The quiet tax on advertisers
The most expensive part of these glitches may not be the bad image. It’s the process wrapped around it.
When AI settings are hard to track, unexpectedly enabled, or buried in a flow designed for speed, every campaign requires extra QA. For teams managing hundreds or thousands of ads, that compounds fast.
The hidden costs look like this:
- More manual reviews before launch
- More post-launch monitoring
- More customer support escalations
- More internal approvals for “AI-assisted” creative
- More hesitation around platform-native automation
In other words, the platform promises efficiency, then bills the advertiser in vigilance.
Meta’s stance is revealing
Meta’s response, based on the available context, is straightforward: AI can make mistakes, and advertisers are responsible for reviewing outputs.
Legally tidy. Operationally convenient. Also revealing.
That framing tells us where responsibility is settling in ad tech right now. Platforms want the upside of automation adoption without fully absorbing the downside when the output goes sideways.
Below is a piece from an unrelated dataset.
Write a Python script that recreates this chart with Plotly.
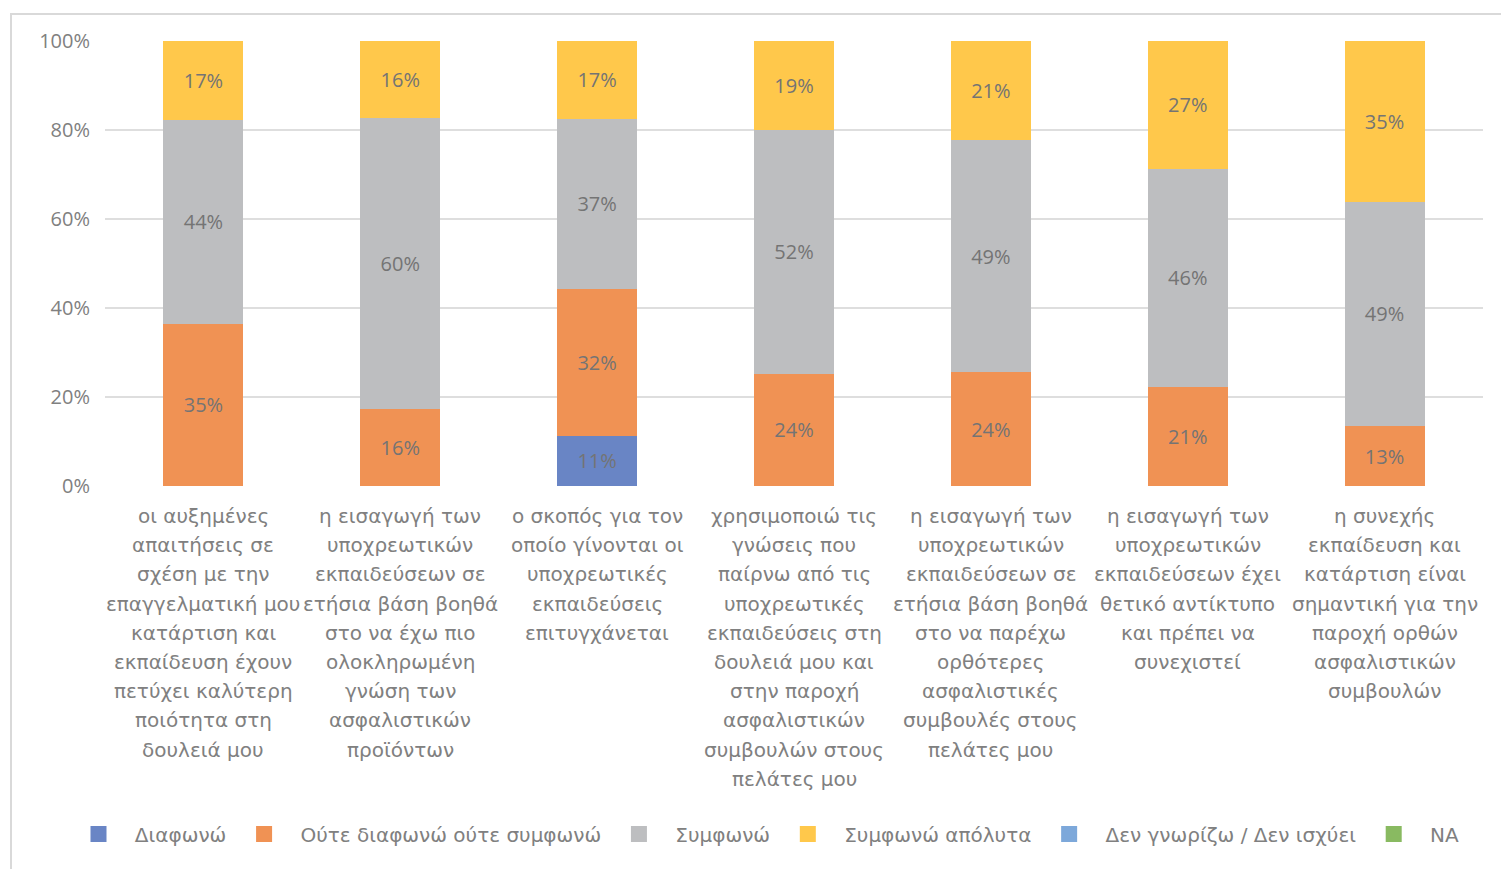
import plotly.graph_objects as go

# Survey statements, stored as the wrapped lines shown under each bar
label_lines = [
    ["οι αυξημένες", "απαιτήσεις σε", "σχέση με την", "επαγγελματική μου", "κατάρτιση και",
     "εκπαίδευση έχουν", "πετύχει καλύτερη", "ποιότητα στη", "δουλειά μου"],
    ["η εισαγωγή των", "υποχρεωτικών", "εκπαιδεύσεων σε", "ετήσια βάση βοηθά", "στο να έχω πιο",
     "ολοκληρωμένη", "γνώση των", "ασφαλιστικών", "προϊόντων"],
    ["ο σκοπός για τον", "οποίο γίνονται οι", "υποχρεωτικές", "εκπαιδεύσεις", "επιτυγχάνεται"],
    ["χρησιμοποιώ τις", "γνώσεις που", "παίρνω από τις", "υποχρεωτικές", "εκπαιδεύσεις στη",
     "δουλειά μου και", "στην παροχή", "ασφαλιστικών", "συμβουλών στους", "πελάτες μου"],
    ["η εισαγωγή των", "υποχρεωτικών", "εκπαιδεύσεων σε", "ετήσια βάση βοηθά", "στο να παρέχω",
     "ορθότερες", "ασφαλιστικές", "συμβουλές στους", "πελάτες μου"],
    ["η εισαγωγή των", "υποχρεωτικών", "εκπαιδεύσεων έχει", "θετικό αντίκτυπο", "και πρέπει να",
     "συνεχιστεί"],
    ["η συνεχής", "εκπαίδευση και", "κατάρτιση είναι", "σημαντική για την", "παροχή ορθών",
     "ασφαλιστικών", "συμβουλών"],
]
categories = [" ".join(lines) for lines in label_lines]

# Response shares (%) per statement
series_names = ["Διαφωνώ", "Ούτε διαφωνώ ούτε συμφωνώ", "Συμφωνώ", "Συμφωνώ απόλυτα",
                "Δεν γνωρίζω / Δεν ισχύει", "NA"]
disagree = [0, 0, 11, 0, 0, 0, 0]
neutral = [35, 16, 32, 24, 24, 21, 13]
agree = [44, 60, 37, 52, 49, 46, 49]
strongly_agree = [17, 16, 17, 19, 21, 27, 35]
dont_know = [0, 0, 0, 0, 0, 0, 0]
no_answer = [0, 0, 0, 0, 0, 0, 0]

y_ticks = [0, 20, 40, 60, 80, 100]
y_tick_text = ["0%", "20%", "40%", "60%", "80%", "100%"]

colors = ["#6985C5", "#F09254", "#BDBEC0", "#FFC84B", "#7DA8DA", "#89BA61"]
TEXT_FONT = "DejaVu Sans, Open Sans, sans-serif"
NUM_FONT = "Open Sans, Noto Sans, sans-serif"
TEXT_GRAY = "#808080"
BAR_TEXT = "#747474"

LEAD = "\u2002\u00a0"
TRAIL = "\u00a0\u00a0"

fig = go.Figure()
all_series = [disagree, neutral, agree, strongly_agree, dont_know, no_answer]
for name, vals, col in zip(series_names, all_series, colors):
    fig.add_trace(go.Bar(
        x=categories, y=vals, name=name, marker=dict(color=col, line=dict(width=0)),
        text=[f"{v}%" if v > 0 else "" for v in vals],
        textposition="inside", insidetextanchor="middle", textangle=0,
        insidetextfont=dict(family=NUM_FONT, size=20, color=BAR_TEXT),
        showlegend=False, hoverinfo="skip",
    ))
    # legend swatch
    fig.add_trace(go.Scatter(
        x=[None], y=[None], mode="markers", name=LEAD + name + TRAIL,
        marker=dict(symbol="square", size=16, color=col), showlegend=True,
    ))

# multi-line category labels below the axis
for cat, lines in zip(categories, label_lines):
    for i, line in enumerate(lines):
        fig.add_annotation(
            x=cat, xref="x", y=0, yref="paper", yshift=-(30 + 29.2 * i),
            yanchor="middle", xanchor="center", text=line, showarrow=False,
            font=dict(family=TEXT_FONT, size=20, color=TEXT_GRAY),
        )

L, R, T, B = 105, 18, 41, 383
W, H = 1501, 869
pw, ph = W - L - R, H - T - B

# outer chart frame
fig.add_shape(
    type="rect", xref="paper", yref="paper",
    x0=(11 - L) / pw, x1=(W + 20 - L) / pw,
    y0=(H - B - (H + 20)) / ph, y1=(H - B - 14) / ph,
    line=dict(color="#D9D9D9", width=2), fillcolor="rgba(0,0,0,0)", layer="below",
)

fig.update_layout(
    width=W, height=H,
    barmode="stack", barnorm="percent", bargap=0.594,
    paper_bgcolor="white", plot_bgcolor="white",
    margin=dict(l=L, r=R, t=T, b=B),
    font=dict(family=TEXT_FONT, size=20, color=TEXT_GRAY),
    xaxis=dict(showticklabels=False, showgrid=False, zeroline=False, showline=False,
               ticks="", range=[-0.5, 6.5]),
    yaxis=dict(range=[0, 100], tickvals=y_ticks, ticktext=y_tick_text,
               showgrid=True, gridcolor="#DEDEDE", gridwidth=2,
               zeroline=False, showline=False, ticks="", ticklabelstandoff=14,
               tickfont=dict(family=NUM_FONT, size=20, color=TEXT_GRAY)),
    legend=dict(orientation="h", x=(78.5 - L) / pw, xanchor="left",
                y=(H - B - 834) / ph, yanchor="middle", traceorder="normal",
                font=dict(family=TEXT_FONT, size=20, color=TEXT_GRAY),
                itemclick=False, bgcolor="rgba(0,0,0,0)"),
    showlegend=True,
)

fig.write_html("out.html")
This is becoming a pattern across AI products. Vendors position AI as built-in assistance, but when the assistance invents, distorts, or misfires, the human user becomes the final checkpoint and the fallback defendant.
The tool says “faster.”
The fine print says “you own the consequences.”
Why this hits brand advertisers harder than performance marketers expect
Some marketers will shrug and say: fine, just monitor better.
That misses the point. Not all ad errors are equal.
A weak crop is annoying. A nonsensical product image is brand damage. If an ad quietly alters the item being sold, or generates visuals that look careless, fake, or off-brand, the problem is not only creative quality. It’s trust.
Brand consistency is fragile because audiences do notice weirdness, especially when it lands in-feed and looks almost right. “Almost right” is often worse than obviously fake.
It creates doubt:
- Is this the real product?
- Did the brand approve this?
- Are they cutting corners?
- Is this whole ad AI slop?
That kind of friction is expensive, even when the platform dashboard looks busy and optimistic.
Why Meta can push through the backlash
Advertisers may complain, but most are not leaving.
That’s the uncomfortable market reality. Meta remains too central to customer acquisition for many brands to walk away over tooling issues alone. Reach, targeting, and ad infrastructure still outweigh the pain.
This creates an uneven power dynamic:
- The platform can increase automation pressure
- Advertisers absorb more review work
- Agencies build workarounds
- Everyone keeps spending
When a platform is this essential, bad defaults become sticky defaults.
That is one of the most important trend signals here. In AI tooling, adoption does not always mean satisfaction. Sometimes it just means dependence.
This is bigger than Meta
Meta is not the only company moving in this direction.
Across ad tech, platforms are trying to automate more of the creative, targeting, and optimization stack. Google has done similar things with campaign systems that pull from site content, reformat assets, and make placement-specific adjustments.
The difference is not that one company uses AI and the other doesn’t. The difference is where the failure becomes visible.
An ugly crop is one kind of problem. A mutated product shot is another. Once AI touches core brand representation, the tolerance threshold drops hard.
That’s the real trend: ad platforms are no longer just distributing creative. They are increasingly co-authoring it.
And co-authors can absolutely embarrass you.
What these glitches reveal about AI ad automation
Three things stand out.
1. Default-on logic is now a strategic risk
When AI features are easy to miss, auto-applied, or accidentally activated, the risk is not just technical. It’s structural.
A system designed to reduce friction for adoption can also reduce friction for mistakes.
2. “Human in the loop” is doing a lot of unpaid labor
Everyone says keep a human in the loop. Fair enough.
But if the human’s new job is checking that the machine didn’t randomly alter the ad after approval, that is not elegant augmentation. That is defensive operations.
3. AI labeling won’t solve trust by itself
Labels that indicate AI was used may improve transparency. They do not fix broken creative.
Most users are not auditing ad provenance through nested menus. They are reacting to what they see. If the image looks wrong, the damage is already done.
What marketers should do now
If you run paid social, this is less a panic moment than a process moment.
A few practical moves make sense:
- Audit which AI creative features are enabled by default
- Create a pre-launch checklist specifically for AI enhancements
- Recheck live ads after approval, not just before
- Separate experimental AI campaigns from core brand campaigns
- Keep original approved assets documented for comparison
- Set internal rules on what AI is allowed to modify
For agencies, this is also a client communication issue. If a platform is making creative changes automatically, clients need to know where that risk starts and where your oversight stops.
The old workflow assumption was simple: approved creative goes live. That assumption no longer holds as cleanly.
The useful takeaway
Meta’s ad glitches are not just a product problem. They are a preview of how AI automation enters mature software: first as convenience, then as default behavior, then as an extra risk layer someone else has to manage.
For advertisers, the lesson is blunt: treat AI ad tools less like a smart assistant and more like an eager intern with publishing access.
Helpful sometimes. Fast, definitely. Ready to be left unsupervised? Not yet.